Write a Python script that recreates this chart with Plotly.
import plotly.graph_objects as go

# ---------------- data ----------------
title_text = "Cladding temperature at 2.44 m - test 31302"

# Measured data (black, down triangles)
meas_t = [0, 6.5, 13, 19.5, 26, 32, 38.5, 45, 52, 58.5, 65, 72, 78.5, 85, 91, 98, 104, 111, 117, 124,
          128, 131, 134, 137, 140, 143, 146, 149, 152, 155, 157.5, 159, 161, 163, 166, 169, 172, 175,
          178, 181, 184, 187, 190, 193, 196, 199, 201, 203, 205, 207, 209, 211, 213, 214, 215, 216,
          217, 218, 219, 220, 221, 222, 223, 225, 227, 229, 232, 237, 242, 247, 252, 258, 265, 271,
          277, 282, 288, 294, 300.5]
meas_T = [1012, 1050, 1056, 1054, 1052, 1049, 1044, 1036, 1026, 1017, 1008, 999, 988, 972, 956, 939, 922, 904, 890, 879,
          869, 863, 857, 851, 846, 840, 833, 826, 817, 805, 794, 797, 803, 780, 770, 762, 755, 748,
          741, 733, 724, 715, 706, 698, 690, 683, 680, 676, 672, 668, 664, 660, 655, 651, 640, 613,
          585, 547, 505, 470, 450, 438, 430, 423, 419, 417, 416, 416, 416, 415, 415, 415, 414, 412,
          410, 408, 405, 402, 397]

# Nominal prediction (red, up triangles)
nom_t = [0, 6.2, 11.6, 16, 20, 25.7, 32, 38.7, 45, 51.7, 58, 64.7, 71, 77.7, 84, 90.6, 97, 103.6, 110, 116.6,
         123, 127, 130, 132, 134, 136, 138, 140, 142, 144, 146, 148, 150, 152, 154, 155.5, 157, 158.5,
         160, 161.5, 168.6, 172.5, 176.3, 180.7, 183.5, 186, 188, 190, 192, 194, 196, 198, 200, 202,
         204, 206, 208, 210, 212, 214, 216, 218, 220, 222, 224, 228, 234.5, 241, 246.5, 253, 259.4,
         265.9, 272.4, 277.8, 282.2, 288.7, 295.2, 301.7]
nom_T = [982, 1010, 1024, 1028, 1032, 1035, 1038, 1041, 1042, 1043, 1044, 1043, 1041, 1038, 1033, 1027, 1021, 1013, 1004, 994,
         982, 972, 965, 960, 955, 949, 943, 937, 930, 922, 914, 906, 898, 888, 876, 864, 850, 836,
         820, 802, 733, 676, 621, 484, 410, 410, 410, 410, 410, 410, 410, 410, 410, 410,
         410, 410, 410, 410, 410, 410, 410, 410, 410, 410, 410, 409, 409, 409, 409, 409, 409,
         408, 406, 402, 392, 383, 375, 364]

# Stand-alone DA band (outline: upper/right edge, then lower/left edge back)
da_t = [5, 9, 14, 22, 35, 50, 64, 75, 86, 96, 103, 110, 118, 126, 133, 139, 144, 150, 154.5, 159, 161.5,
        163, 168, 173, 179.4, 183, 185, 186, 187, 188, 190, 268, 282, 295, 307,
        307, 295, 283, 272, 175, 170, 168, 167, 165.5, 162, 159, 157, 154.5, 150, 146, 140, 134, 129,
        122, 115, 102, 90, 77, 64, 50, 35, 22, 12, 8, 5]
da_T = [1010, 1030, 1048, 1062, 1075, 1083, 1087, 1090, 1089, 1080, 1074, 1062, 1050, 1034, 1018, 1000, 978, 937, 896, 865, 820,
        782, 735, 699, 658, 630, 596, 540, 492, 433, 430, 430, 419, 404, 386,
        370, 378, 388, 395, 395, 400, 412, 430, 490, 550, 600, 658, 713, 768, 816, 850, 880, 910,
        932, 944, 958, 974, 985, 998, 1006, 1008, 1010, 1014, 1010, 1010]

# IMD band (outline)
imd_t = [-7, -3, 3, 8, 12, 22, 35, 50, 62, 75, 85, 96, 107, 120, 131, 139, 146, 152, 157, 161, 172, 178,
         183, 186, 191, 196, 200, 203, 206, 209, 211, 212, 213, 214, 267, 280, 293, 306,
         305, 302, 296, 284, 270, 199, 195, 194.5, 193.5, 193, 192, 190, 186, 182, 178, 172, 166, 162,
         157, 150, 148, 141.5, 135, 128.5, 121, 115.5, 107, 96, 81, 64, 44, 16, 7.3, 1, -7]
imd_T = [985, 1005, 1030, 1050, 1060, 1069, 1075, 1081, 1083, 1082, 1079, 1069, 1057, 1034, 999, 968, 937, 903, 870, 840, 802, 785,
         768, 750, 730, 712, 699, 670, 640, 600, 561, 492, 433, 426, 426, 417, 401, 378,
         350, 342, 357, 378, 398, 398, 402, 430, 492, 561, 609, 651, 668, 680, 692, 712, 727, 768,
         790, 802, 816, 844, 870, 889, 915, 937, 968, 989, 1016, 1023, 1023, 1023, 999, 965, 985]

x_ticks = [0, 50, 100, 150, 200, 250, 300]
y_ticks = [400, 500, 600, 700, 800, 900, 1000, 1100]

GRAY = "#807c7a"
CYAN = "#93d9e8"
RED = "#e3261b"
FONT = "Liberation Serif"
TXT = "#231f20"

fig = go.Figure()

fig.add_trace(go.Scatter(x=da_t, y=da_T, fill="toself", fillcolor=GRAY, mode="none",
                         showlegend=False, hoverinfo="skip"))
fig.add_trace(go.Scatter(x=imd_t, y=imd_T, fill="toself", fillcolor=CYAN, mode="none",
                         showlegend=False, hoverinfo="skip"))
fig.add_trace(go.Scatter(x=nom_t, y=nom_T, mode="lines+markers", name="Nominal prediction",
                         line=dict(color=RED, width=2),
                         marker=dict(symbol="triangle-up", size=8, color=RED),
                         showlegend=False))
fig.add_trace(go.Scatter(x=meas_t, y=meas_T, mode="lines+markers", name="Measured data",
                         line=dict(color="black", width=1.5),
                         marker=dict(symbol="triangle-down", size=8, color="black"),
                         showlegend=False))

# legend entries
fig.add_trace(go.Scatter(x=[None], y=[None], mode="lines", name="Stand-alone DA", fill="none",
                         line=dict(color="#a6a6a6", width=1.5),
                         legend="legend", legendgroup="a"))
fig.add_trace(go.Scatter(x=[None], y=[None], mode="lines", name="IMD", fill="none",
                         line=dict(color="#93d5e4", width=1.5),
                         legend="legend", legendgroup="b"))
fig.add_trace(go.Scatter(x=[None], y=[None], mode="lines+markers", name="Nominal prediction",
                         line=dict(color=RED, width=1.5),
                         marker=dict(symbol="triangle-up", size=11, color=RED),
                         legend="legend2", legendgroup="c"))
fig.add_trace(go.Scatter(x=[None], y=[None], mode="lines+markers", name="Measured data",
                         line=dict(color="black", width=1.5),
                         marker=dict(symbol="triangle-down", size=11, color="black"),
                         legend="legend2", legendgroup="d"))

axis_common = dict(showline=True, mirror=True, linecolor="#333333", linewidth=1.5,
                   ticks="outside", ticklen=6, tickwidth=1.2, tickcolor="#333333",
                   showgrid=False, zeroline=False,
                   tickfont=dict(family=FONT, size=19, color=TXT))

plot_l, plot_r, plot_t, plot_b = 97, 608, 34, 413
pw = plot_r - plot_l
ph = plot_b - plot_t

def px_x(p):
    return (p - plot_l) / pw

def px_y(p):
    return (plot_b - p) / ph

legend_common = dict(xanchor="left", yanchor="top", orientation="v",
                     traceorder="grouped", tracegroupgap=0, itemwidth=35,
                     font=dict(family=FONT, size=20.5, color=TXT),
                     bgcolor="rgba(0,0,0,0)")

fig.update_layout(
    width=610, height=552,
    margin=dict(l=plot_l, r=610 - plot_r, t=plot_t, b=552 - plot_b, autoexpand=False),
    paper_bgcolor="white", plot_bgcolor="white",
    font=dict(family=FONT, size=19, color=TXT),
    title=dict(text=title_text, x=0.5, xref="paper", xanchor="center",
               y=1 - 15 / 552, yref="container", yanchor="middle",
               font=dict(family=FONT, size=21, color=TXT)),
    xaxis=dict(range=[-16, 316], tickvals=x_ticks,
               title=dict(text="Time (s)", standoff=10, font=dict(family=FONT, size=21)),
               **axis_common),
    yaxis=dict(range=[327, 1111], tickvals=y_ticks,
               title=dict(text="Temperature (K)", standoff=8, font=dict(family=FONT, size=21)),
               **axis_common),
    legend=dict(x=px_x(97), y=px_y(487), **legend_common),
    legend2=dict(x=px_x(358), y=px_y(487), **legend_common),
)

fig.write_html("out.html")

...

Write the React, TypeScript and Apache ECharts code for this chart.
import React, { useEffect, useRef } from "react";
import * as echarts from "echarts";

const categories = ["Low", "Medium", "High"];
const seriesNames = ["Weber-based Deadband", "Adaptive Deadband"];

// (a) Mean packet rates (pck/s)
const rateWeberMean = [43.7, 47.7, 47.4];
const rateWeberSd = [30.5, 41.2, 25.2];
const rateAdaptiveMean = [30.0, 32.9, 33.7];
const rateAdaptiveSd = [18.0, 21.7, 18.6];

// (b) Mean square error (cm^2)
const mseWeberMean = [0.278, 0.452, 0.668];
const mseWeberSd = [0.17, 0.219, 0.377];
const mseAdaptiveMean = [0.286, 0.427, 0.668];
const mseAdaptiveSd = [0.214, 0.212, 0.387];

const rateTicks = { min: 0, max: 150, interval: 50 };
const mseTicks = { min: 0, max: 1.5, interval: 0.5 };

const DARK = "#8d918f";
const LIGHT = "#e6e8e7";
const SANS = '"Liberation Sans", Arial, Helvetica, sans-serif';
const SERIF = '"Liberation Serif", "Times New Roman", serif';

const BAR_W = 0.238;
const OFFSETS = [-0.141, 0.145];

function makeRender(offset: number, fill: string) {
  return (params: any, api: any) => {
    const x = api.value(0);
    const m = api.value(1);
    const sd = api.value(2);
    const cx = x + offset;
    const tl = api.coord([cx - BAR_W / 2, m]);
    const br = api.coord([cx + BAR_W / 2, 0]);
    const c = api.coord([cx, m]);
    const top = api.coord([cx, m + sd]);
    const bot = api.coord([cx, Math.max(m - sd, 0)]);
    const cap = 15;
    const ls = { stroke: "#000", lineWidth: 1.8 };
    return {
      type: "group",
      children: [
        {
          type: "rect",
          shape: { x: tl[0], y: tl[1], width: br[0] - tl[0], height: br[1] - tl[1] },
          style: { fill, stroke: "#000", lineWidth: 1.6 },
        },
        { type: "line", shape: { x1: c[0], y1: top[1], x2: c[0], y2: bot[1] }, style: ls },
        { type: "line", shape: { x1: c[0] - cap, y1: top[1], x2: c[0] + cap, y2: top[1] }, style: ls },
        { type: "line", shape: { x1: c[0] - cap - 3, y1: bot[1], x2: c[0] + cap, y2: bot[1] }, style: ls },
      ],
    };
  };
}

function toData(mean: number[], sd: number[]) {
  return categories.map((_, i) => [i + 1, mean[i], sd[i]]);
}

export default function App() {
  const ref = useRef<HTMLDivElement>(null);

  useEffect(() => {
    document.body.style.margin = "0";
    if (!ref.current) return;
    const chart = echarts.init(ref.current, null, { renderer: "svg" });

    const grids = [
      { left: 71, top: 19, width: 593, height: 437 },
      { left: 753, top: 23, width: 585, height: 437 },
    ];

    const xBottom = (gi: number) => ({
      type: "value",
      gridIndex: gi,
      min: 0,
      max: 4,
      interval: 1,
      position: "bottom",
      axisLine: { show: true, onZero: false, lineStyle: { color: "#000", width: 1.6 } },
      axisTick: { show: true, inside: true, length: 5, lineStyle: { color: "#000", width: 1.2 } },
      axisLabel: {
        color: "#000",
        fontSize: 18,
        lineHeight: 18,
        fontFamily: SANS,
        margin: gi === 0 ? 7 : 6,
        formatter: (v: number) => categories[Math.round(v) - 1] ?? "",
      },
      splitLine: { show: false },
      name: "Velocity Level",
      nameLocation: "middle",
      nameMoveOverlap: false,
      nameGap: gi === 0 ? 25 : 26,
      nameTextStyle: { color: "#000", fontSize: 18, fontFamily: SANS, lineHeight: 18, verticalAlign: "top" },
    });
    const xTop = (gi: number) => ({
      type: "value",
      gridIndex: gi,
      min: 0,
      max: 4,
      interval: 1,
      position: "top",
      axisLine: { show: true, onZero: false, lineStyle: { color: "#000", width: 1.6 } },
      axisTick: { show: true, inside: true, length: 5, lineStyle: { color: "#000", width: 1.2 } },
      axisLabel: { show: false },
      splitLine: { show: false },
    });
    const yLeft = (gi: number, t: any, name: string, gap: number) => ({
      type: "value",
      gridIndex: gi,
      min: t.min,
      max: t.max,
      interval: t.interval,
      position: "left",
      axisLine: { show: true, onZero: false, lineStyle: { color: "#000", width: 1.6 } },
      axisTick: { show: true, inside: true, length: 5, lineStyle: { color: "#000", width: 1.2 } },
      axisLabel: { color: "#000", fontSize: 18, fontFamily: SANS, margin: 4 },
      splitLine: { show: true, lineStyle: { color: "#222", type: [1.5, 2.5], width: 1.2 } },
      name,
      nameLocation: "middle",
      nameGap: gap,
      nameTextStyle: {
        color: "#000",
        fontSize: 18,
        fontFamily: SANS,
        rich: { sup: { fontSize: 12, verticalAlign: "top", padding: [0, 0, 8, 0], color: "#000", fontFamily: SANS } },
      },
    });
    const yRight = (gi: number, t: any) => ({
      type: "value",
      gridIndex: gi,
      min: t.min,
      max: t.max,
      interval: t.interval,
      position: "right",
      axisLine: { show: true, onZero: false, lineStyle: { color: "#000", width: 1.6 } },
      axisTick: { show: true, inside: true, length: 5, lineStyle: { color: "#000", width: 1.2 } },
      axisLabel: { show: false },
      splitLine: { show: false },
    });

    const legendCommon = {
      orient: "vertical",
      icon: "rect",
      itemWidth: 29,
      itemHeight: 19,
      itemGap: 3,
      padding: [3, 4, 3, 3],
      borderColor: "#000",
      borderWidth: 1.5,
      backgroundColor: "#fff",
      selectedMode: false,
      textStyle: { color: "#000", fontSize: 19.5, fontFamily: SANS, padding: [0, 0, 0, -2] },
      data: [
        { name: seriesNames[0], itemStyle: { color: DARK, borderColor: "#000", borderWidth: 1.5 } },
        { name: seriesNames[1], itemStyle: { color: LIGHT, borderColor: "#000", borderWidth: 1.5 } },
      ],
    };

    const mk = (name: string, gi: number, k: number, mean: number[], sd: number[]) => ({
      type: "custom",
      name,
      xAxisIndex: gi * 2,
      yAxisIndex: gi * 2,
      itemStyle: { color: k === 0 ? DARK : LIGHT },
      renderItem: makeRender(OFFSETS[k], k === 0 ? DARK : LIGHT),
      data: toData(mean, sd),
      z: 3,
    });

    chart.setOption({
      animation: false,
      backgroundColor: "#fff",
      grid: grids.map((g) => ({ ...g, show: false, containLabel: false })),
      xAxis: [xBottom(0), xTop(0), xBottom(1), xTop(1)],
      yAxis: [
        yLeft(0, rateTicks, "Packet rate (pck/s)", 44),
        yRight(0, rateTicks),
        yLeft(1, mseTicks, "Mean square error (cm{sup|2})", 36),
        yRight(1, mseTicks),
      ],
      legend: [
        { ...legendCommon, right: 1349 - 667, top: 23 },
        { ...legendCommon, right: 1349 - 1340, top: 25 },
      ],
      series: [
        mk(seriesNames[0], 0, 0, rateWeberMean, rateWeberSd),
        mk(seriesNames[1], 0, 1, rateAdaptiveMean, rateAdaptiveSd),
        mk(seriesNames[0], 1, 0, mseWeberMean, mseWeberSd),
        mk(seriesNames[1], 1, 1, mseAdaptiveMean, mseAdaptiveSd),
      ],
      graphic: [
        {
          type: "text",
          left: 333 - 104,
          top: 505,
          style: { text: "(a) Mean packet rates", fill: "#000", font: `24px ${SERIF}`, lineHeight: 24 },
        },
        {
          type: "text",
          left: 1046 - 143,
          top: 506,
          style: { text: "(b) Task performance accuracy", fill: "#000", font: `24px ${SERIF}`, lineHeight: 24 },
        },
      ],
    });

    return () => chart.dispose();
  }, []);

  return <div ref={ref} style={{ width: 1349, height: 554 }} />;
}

==

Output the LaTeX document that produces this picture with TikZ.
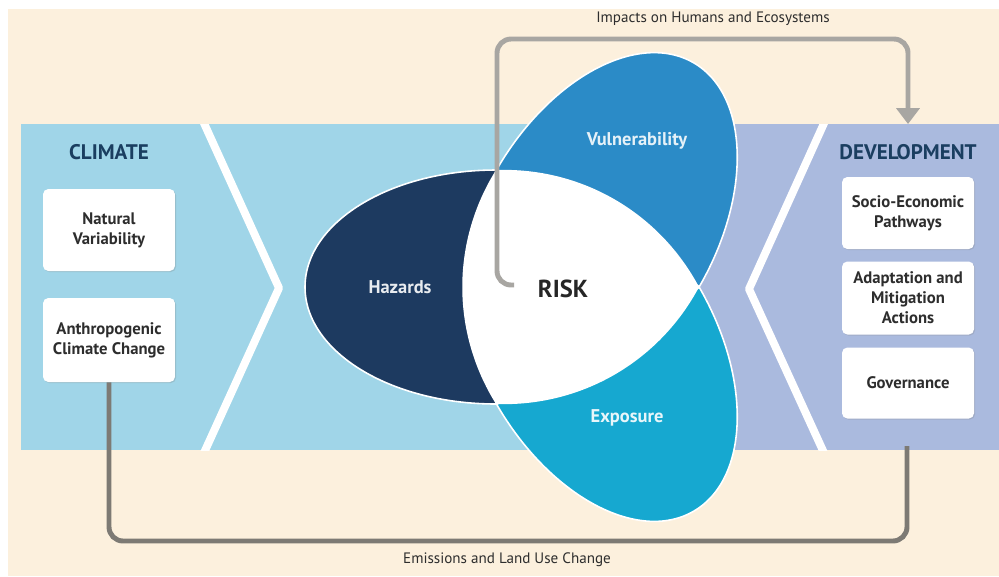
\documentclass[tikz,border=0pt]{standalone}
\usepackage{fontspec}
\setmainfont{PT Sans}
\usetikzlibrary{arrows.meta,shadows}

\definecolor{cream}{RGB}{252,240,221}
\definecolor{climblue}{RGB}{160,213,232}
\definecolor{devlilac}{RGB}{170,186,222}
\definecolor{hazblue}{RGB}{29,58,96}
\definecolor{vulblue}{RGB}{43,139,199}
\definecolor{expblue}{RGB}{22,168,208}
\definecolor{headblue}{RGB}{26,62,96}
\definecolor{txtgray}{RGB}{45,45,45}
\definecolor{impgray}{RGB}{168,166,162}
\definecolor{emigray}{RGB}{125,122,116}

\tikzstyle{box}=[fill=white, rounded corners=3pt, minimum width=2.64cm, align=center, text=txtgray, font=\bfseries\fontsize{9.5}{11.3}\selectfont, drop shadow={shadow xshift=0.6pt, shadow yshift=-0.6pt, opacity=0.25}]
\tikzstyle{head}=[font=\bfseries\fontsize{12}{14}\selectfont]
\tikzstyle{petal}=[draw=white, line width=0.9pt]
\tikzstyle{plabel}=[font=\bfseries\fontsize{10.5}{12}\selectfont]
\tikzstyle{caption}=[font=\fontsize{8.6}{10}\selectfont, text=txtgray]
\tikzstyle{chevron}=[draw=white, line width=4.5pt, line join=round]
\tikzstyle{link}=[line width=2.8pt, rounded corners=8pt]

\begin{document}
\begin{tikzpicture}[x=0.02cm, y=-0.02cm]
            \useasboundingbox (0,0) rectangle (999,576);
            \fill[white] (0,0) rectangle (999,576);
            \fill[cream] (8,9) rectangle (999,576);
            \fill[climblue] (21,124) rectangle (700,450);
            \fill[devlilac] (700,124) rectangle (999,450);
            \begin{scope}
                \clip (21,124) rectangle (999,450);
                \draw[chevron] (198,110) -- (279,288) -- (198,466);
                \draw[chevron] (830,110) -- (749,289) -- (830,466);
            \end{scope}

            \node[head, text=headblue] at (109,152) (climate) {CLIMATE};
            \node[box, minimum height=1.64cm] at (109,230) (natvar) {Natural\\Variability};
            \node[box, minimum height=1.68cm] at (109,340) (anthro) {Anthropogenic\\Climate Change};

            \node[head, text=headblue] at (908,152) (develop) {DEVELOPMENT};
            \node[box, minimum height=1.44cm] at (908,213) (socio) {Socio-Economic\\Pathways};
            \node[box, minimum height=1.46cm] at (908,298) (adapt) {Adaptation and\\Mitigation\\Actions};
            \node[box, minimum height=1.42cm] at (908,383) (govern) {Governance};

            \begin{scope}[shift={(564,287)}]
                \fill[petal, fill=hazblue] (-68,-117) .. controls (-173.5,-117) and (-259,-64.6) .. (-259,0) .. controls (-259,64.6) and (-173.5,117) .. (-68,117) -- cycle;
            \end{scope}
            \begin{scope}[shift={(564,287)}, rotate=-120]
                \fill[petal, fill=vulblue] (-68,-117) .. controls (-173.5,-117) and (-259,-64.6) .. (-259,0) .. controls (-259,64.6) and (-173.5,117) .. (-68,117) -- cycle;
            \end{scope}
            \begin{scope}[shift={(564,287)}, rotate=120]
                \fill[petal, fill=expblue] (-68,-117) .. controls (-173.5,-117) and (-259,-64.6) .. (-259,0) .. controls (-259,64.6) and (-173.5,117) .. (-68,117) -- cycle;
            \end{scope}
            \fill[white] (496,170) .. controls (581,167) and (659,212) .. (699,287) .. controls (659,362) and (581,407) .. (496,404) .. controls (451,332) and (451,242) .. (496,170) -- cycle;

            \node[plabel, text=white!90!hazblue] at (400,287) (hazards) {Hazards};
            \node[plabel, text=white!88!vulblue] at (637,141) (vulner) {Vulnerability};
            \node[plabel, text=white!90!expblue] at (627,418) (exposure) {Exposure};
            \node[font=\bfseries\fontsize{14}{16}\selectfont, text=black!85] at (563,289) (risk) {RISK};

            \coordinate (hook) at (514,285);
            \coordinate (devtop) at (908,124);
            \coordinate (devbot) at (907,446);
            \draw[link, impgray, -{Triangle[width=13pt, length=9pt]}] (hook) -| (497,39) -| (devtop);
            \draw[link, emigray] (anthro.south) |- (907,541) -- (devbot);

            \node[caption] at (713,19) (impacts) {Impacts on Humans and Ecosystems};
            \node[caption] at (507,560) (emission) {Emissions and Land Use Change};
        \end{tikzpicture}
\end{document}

▶ What is expected
Exactly the lines above from the one with "Write a Python" to the one with "408, 406, 402, 392, 383, 375, 364]", both included, are to be quoted; leave the rest out.

▶ Finished exercise
Write a Python script that recreates this chart with Plotly.
import plotly.graph_objects as go

# ---------------- data ----------------
title_text = "Cladding temperature at 2.44 m - test 31302"

# Measured data (black, down triangles)
meas_t = [0, 6.5, 13, 19.5, 26, 32, 38.5, 45, 52, 58.5, 65, 72, 78.5, 85, 91, 98, 104, 111, 117, 124,
          128, 131, 134, 137, 140, 143, 146, 149, 152, 155, 157.5, 159, 161, 163, 166, 169, 172, 175,
          178, 181, 184, 187, 190, 193, 196, 199, 201, 203, 205, 207, 209, 211, 213, 214, 215, 216,
          217, 218, 219, 220, 221, 222, 223, 225, 227, 229, 232, 237, 242, 247, 252, 258, 265, 271,
          277, 282, 288, 294, 300.5]
meas_T = [1012, 1050, 1056, 1054, 1052, 1049, 1044, 1036, 1026, 1017, 1008, 999, 988, 972, 956, 939, 922, 904, 890, 879,
          869, 863, 857, 851, 846, 840, 833, 826, 817, 805, 794, 797, 803, 780, 770, 762, 755, 748,
          741, 733, 724, 715, 706, 698, 690, 683, 680, 676, 672, 668, 664, 660, 655, 651, 640, 613,
          585, 547, 505, 470, 450, 438, 430, 423, 419, 417, 416, 416, 416, 415, 415, 415, 414, 412,
          410, 408, 405, 402, 397]

# Nominal prediction (red, up triangles)
nom_t = [0, 6.2, 11.6, 16, 20, 25.7, 32, 38.7, 45, 51.7, 58, 64.7, 71, 77.7, 84, 90.6, 97, 103.6, 110, 116.6,
         123, 127, 130, 132, 134, 136, 138, 140, 142, 144, 146, 148, 150, 152, 154, 155.5, 157, 158.5,
         160, 161.5, 168.6, 172.5, 176.3, 180.7, 183.5, 186, 188, 190, 192, 194, 196, 198, 200, 202,
         204, 206, 208, 210, 212, 214, 216, 218, 220, 222, 224, 228, 234.5, 241, 246.5, 253, 259.4,
         265.9, 272.4, 277.8, 282.2, 288.7, 295.2, 301.7]
nom_T = [982, 1010, 1024, 1028, 1032, 1035, 1038, 1041, 1042, 1043, 1044, 1043, 1041, 1038, 1033, 1027, 1021, 1013, 1004, 994,
         982, 972, 965, 960, 955, 949, 943, 937, 930, 922, 914, 906, 898, 888, 876, 864, 850, 836,
         820, 802, 733, 676, 621, 484, 410, 410, 410, 410, 410, 410, 410, 410, 410, 410,
         410, 410, 410, 410, 410, 410, 410, 410, 410, 410, 410, 409, 409, 409, 409, 409, 409,
         408, 406, 402, 392, 383, 375, 364]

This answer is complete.